/---

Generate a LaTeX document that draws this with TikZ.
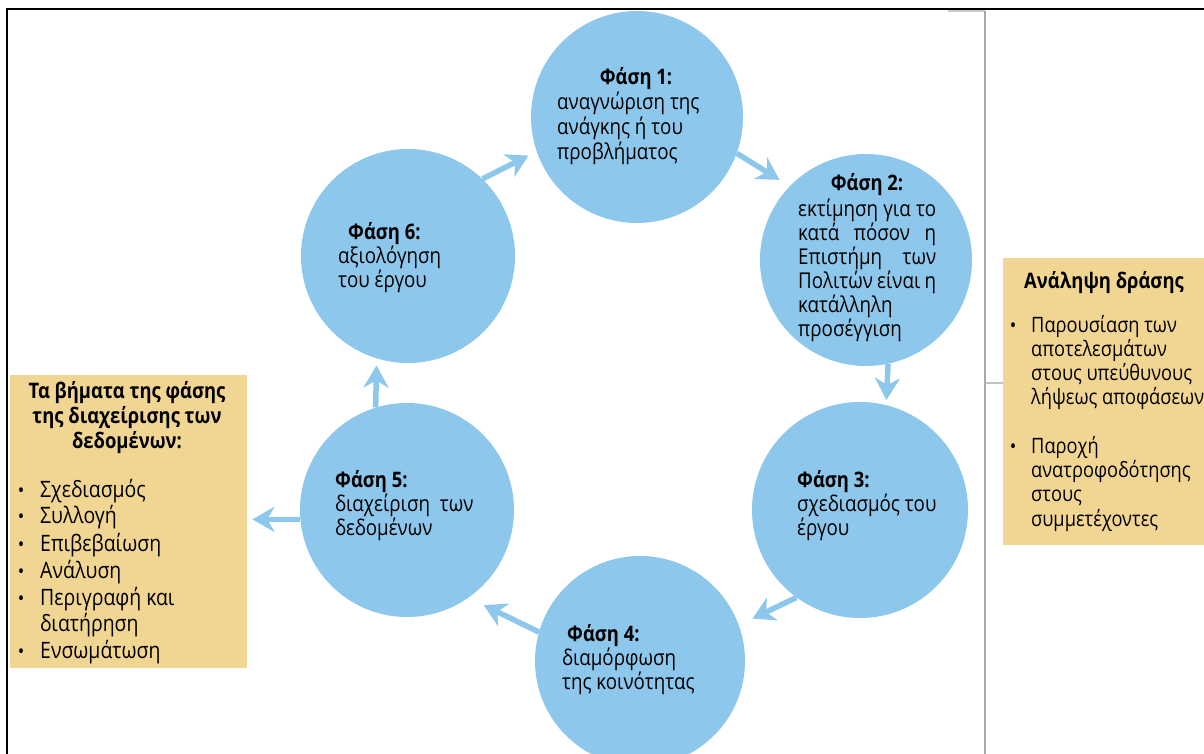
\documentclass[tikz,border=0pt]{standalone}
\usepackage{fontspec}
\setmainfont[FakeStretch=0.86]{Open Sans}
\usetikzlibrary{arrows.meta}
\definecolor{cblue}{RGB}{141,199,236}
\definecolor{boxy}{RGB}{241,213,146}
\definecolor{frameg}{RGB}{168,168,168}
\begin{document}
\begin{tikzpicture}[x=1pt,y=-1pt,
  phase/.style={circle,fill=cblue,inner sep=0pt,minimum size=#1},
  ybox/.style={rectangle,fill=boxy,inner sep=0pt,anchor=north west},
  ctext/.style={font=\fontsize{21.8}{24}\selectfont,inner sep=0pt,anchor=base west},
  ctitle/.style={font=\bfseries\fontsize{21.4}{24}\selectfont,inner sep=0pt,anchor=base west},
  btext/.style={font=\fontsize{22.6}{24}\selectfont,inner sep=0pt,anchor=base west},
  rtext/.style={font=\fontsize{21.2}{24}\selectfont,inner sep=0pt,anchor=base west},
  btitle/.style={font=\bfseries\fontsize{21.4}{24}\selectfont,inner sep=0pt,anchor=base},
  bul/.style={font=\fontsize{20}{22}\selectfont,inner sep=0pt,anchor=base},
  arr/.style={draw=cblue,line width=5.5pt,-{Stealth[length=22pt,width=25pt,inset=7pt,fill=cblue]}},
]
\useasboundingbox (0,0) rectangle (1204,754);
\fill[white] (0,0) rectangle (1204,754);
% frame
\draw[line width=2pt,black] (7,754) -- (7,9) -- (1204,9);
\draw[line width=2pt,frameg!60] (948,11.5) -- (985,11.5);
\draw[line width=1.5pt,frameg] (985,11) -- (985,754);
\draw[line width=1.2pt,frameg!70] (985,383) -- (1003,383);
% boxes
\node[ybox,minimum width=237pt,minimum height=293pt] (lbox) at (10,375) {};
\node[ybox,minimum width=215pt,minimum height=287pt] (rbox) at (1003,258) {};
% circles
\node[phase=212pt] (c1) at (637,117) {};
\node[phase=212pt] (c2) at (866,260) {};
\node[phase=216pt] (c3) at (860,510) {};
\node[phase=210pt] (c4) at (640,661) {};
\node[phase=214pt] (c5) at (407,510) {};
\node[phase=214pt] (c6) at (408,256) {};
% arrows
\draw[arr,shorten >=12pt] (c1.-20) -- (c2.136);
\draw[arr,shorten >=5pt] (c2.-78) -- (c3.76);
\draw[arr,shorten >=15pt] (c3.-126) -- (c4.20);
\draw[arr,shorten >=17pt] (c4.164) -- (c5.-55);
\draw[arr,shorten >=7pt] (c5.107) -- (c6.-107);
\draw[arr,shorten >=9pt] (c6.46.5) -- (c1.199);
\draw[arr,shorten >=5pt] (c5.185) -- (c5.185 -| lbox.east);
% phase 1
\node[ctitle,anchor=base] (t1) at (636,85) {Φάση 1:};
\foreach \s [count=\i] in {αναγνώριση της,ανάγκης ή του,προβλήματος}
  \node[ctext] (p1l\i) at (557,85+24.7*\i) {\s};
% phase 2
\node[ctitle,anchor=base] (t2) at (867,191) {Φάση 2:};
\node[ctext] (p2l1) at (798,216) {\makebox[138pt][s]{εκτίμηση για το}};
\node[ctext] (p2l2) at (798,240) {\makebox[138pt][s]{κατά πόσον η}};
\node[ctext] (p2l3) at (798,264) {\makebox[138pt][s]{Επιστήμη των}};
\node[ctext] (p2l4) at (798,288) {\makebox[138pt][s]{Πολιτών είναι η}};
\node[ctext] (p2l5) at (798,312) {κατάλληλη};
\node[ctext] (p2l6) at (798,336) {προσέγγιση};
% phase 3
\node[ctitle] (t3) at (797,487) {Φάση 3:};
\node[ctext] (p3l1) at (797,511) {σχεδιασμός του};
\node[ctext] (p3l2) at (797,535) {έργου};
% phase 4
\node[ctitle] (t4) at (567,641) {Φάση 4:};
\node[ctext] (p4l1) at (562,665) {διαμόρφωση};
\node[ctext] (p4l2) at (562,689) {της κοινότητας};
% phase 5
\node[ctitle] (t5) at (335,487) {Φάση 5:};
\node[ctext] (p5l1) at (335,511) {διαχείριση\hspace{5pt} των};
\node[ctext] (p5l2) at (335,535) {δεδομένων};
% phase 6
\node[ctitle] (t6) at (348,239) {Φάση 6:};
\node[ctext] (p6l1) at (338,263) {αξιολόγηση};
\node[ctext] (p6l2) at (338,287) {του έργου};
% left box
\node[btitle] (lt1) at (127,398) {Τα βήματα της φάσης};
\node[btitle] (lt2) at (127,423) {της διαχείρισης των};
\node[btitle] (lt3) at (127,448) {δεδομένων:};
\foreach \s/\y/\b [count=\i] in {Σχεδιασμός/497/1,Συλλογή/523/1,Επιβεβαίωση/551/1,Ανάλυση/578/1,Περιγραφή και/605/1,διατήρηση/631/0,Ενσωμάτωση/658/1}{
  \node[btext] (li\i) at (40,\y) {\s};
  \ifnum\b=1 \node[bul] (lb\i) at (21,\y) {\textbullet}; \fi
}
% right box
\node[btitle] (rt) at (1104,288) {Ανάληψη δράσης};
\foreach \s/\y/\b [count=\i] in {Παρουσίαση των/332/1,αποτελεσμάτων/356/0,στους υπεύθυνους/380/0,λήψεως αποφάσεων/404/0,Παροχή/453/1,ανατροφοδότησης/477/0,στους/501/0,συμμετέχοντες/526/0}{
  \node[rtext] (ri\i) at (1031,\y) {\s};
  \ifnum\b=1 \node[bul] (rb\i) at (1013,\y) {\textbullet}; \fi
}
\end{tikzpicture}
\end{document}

\---

DIRECTIVE —
Exactly as written, return every line of the listing, but not the pictures.

REPLY —
Generate a LaTeX document that draws this with TikZ.
\documentclass[tikz,border=0pt]{standalone}
\usepackage{fontspec}
\setmainfont[FakeStretch=0.86]{Open Sans}
\usetikzlibrary{arrows.meta}
\definecolor{cblue}{RGB}{141,199,236}
\definecolor{boxy}{RGB}{241,213,146}
\definecolor{frameg}{RGB}{168,168,168}
\begin{document}
\begin{tikzpicture}[x=1pt,y=-1pt,
  phase/.style={circle,fill=cblue,inner sep=0pt,minimum size=#1},
  ybox/.style={rectangle,fill=boxy,inner sep=0pt,anchor=north west},
  ctext/.style={font=\fontsize{21.8}{24}\selectfont,inner sep=0pt,anchor=base west},
  ctitle/.style={font=\bfseries\fontsize{21.4}{24}\selectfont,inner sep=0pt,anchor=base west},
  btext/.style={font=\fontsize{22.6}{24}\selectfont,inner sep=0pt,anchor=base west},
  rtext/.style={font=\fontsize{21.2}{24}\selectfont,inner sep=0pt,anchor=base west},
  btitle/.style={font=\bfseries\fontsize{21.4}{24}\selectfont,inner sep=0pt,anchor=base},
  bul/.style={font=\fontsize{20}{22}\selectfont,inner sep=0pt,anchor=base},
  arr/.style={draw=cblue,line width=5.5pt,-{Stealth[length=22pt,width=25pt,inset=7pt,fill=cblue]}},
]
\useasboundingbox (0,0) rectangle (1204,754);
\fill[white] (0,0) rectangle (1204,754);
% frame
\draw[line width=2pt,black] (7,754) -- (7,9) -- (1204,9);
\draw[line width=2pt,frameg!60] (948,11.5) -- (985,11.5);
\draw[line width=1.5pt,frameg] (985,11) -- (985,754);
\draw[line width=1.2pt,frameg!70] (985,383) -- (1003,383);
% boxes
\node[ybox,minimum width=237pt,minimum height=293pt] (lbox) at (10,375) {};
\node[ybox,minimum width=215pt,minimum height=287pt] (rbox) at (1003,258) {};
% circles
\node[phase=212pt] (c1) at (637,117) {};
\node[phase=212pt] (c2) at (866,260) {};
\node[phase=216pt] (c3) at (860,510) {};
\node[phase=210pt] (c4) at (640,661) {};
\node[phase=214pt] (c5) at (407,510) {};
\node[phase=214pt] (c6) at (408,256) {};
% arrows
\draw[arr,shorten >=12pt] (c1.-20) -- (c2.136);
\draw[arr,shorten >=5pt] (c2.-78) -- (c3.76);
\draw[arr,shorten >=15pt] (c3.-126) -- (c4.20);
\draw[arr,shorten >=17pt] (c4.164) -- (c5.-55);
\draw[arr,shorten >=7pt] (c5.107) -- (c6.-107);
\draw[arr,shorten >=9pt] (c6.46.5) -- (c1.199);
\draw[arr,shorten >=5pt] (c5.185) -- (c5.185 -| lbox.east);
% phase 1
\node[ctitle,anchor=base] (t1) at (636,85) {Φάση 1:};
\foreach \s [count=\i] in {αναγνώριση της,ανάγκης ή του,προβλήματος}
  \node[ctext] (p1l\i) at (557,85+24.7*\i) {\s};
% phase 2
\node[ctitle,anchor=base] (t2) at (867,191) {Φάση 2:};
\node[ctext] (p2l1) at (798,216) {\makebox[138pt][s]{εκτίμηση για το}};
\node[ctext] (p2l2) at (798,240) {\makebox[138pt][s]{κατά πόσον η}};
\node[ctext] (p2l3) at (798,264) {\makebox[138pt][s]{Επιστήμη των}};
\node[ctext] (p2l4) at (798,288) {\makebox[138pt][s]{Πολιτών είναι η}};
\node[ctext] (p2l5) at (798,312) {κατάλληλη};
\node[ctext] (p2l6) at (798,336) {προσέγγιση};
% phase 3
\node[ctitle] (t3) at (797,487) {Φάση 3:};
\node[ctext] (p3l1) at (797,511) {σχεδιασμός του};
\node[ctext] (p3l2) at (797,535) {έργου};
% phase 4
\node[ctitle] (t4) at (567,641) {Φάση 4:};
\node[ctext] (p4l1) at (562,665) {διαμόρφωση};
\node[ctext] (p4l2) at (562,689) {της κοινότητας};
% phase 5
\node[ctitle] (t5) at (335,487) {Φάση 5:};
\node[ctext] (p5l1) at (335,511) {διαχείριση\hspace{5pt} των};
\node[ctext] (p5l2) at (335,535) {δεδομένων};
% phase 6
\node[ctitle] (t6) at (348,239) {Φάση 6:};
\node[ctext] (p6l1) at (338,263) {αξιολόγηση};
\node[ctext] (p6l2) at (338,287) {του έργου};
% left box
\node[btitle] (lt1) at (127,398) {Τα βήματα της φάσης};
\node[btitle] (lt2) at (127,423) {της διαχείρισης των};
\node[btitle] (lt3) at (127,448) {δεδομένων:};
\foreach \s/\y/\b [count=\i] in {Σχεδιασμός/497/1,Συλλογή/523/1,Επιβεβαίωση/551/1,Ανάλυση/578/1,Περιγραφή και/605/1,διατήρηση/631/0,Ενσωμάτωση/658/1}{
  \node[btext] (li\i) at (40,\y) {\s};
  \ifnum\b=1 \node[bul] (lb\i) at (21,\y) {\textbullet}; \fi
}
% right box
\node[btitle] (rt) at (1104,288) {Ανάληψη δράσης};
\foreach \s/\y/\b [count=\i] in {Παρουσίαση των/332/1,αποτελεσμάτων/356/0,στους υπεύθυνους/380/0,λήψεως αποφάσεων/404/0,Παροχή/453/1,ανατροφοδότησης/477/0,στους/501/0,συμμετέχοντες/526/0}{
  \node[rtext] (ri\i) at (1031,\y) {\s};
  \ifnum\b=1 \node[bul] (rb\i) at (1013,\y) {\textbullet}; \fi
}
\end{tikzpicture}
\end{document}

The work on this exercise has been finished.